[Start Excerpted records]
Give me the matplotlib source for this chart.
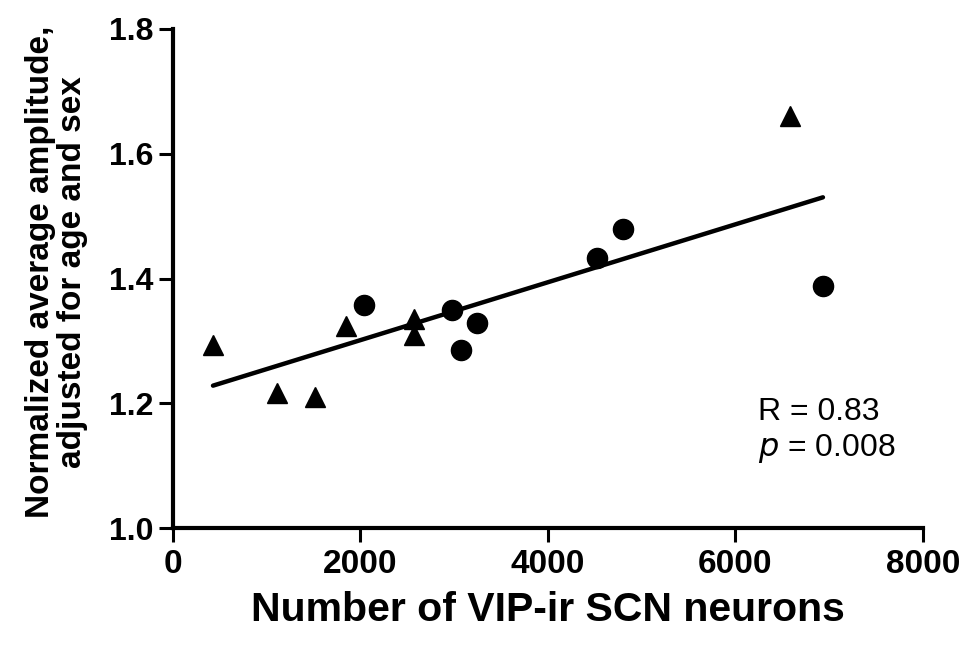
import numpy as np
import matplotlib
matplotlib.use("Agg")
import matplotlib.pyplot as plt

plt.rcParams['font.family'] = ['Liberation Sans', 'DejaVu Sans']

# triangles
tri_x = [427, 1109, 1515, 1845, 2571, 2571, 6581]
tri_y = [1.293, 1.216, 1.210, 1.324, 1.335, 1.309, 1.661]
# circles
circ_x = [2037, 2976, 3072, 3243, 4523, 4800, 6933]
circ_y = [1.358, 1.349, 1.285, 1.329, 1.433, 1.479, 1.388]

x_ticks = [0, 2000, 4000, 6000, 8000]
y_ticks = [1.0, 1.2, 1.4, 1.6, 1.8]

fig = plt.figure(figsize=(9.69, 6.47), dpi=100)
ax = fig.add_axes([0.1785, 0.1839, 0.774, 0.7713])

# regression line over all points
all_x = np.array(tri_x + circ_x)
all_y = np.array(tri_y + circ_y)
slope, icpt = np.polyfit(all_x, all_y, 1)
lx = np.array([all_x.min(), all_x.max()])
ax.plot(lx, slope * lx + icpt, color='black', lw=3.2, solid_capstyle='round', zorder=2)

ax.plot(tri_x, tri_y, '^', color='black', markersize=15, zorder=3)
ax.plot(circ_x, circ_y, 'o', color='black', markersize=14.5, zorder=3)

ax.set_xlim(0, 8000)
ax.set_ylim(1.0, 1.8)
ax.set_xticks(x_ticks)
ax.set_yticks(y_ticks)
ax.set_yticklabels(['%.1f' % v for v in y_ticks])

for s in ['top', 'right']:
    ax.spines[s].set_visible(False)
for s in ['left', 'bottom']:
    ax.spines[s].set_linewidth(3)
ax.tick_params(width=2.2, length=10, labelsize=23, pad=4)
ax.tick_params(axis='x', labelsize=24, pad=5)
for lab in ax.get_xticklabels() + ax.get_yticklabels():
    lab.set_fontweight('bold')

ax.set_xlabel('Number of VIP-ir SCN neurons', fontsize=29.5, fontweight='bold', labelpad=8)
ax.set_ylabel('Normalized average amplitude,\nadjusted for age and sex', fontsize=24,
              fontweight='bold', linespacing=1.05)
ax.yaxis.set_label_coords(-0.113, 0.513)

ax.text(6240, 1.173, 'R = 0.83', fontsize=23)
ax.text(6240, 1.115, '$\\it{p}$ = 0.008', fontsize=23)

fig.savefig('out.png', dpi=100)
[End Excerpted records]
[Start Excerpted records]
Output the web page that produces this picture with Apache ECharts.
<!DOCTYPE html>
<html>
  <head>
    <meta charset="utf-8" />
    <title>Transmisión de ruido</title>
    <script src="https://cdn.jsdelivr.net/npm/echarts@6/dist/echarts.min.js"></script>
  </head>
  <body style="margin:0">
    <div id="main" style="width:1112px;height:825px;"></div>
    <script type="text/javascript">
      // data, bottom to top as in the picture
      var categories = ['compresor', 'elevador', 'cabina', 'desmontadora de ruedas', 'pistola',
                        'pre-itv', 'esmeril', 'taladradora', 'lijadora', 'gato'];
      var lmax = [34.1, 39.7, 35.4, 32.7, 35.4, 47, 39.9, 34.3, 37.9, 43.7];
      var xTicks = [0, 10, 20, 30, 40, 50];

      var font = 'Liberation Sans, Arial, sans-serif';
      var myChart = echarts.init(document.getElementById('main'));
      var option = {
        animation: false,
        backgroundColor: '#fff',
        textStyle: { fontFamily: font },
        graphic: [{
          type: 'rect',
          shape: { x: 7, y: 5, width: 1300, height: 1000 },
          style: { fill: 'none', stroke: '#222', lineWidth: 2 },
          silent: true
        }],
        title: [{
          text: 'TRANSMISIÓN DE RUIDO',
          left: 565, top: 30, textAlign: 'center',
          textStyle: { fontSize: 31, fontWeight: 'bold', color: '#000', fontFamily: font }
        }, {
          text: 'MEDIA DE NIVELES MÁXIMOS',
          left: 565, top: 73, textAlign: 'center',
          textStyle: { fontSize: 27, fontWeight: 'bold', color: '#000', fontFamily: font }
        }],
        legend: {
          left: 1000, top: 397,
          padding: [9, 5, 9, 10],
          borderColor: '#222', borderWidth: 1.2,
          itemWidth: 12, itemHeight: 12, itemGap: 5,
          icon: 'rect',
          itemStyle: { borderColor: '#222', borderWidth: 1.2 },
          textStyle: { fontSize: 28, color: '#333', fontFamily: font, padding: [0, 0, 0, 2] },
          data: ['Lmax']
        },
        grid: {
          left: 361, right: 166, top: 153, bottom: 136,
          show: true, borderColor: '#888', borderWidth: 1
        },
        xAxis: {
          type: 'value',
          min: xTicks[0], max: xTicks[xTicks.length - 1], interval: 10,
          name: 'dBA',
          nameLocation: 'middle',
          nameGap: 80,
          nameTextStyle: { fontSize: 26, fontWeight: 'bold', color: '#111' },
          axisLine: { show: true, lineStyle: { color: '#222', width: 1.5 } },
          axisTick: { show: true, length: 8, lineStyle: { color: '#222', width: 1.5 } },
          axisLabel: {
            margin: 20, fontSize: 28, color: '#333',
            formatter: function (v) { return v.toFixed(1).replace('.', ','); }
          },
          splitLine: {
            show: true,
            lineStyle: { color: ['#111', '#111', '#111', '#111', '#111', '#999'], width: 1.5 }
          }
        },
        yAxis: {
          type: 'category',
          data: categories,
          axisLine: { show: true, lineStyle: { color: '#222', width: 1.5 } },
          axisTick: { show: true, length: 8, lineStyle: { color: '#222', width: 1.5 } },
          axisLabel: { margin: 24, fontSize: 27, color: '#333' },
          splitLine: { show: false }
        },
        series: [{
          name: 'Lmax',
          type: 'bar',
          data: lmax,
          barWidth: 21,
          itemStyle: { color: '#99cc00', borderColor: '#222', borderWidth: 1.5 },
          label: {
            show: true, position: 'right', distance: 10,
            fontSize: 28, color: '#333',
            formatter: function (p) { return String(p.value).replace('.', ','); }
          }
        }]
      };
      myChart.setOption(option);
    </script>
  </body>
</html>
[End Excerpted records]
--- Objective ---
Retype only the lines above from the one with "Give me the matplotlib source for this chart." through the one with "color='black', markersize=14.5, zorder=3)", exactly and with both ends. Images stay out.

--- Solved problem ---
Give me the matplotlib source for this chart.
import numpy as np
import matplotlib
matplotlib.use("Agg")
import matplotlib.pyplot as plt

plt.rcParams['font.family'] = ['Liberation Sans', 'DejaVu Sans']

# triangles
tri_x = [427, 1109, 1515, 1845, 2571, 2571, 6581]
tri_y = [1.293, 1.216, 1.210, 1.324, 1.335, 1.309, 1.661]
# circles
circ_x = [2037, 2976, 3072, 3243, 4523, 4800, 6933]
circ_y = [1.358, 1.349, 1.285, 1.329, 1.433, 1.479, 1.388]

x_ticks = [0, 2000, 4000, 6000, 8000]
y_ticks = [1.0, 1.2, 1.4, 1.6, 1.8]

fig = plt.figure(figsize=(9.69, 6.47), dpi=100)
ax = fig.add_axes([0.1785, 0.1839, 0.774, 0.7713])

# regression line over all points
all_x = np.array(tri_x + circ_x)
all_y = np.array(tri_y + circ_y)
slope, icpt = np.polyfit(all_x, all_y, 1)
lx = np.array([all_x.min(), all_x.max()])
ax.plot(lx, slope * lx + icpt, color='black', lw=3.2, solid_capstyle='round', zorder=2)

ax.plot(tri_x, tri_y, '^', color='black', markersize=15, zorder=3)
ax.plot(circ_x, circ_y, 'o', color='black', markersize=14.5, zorder=3)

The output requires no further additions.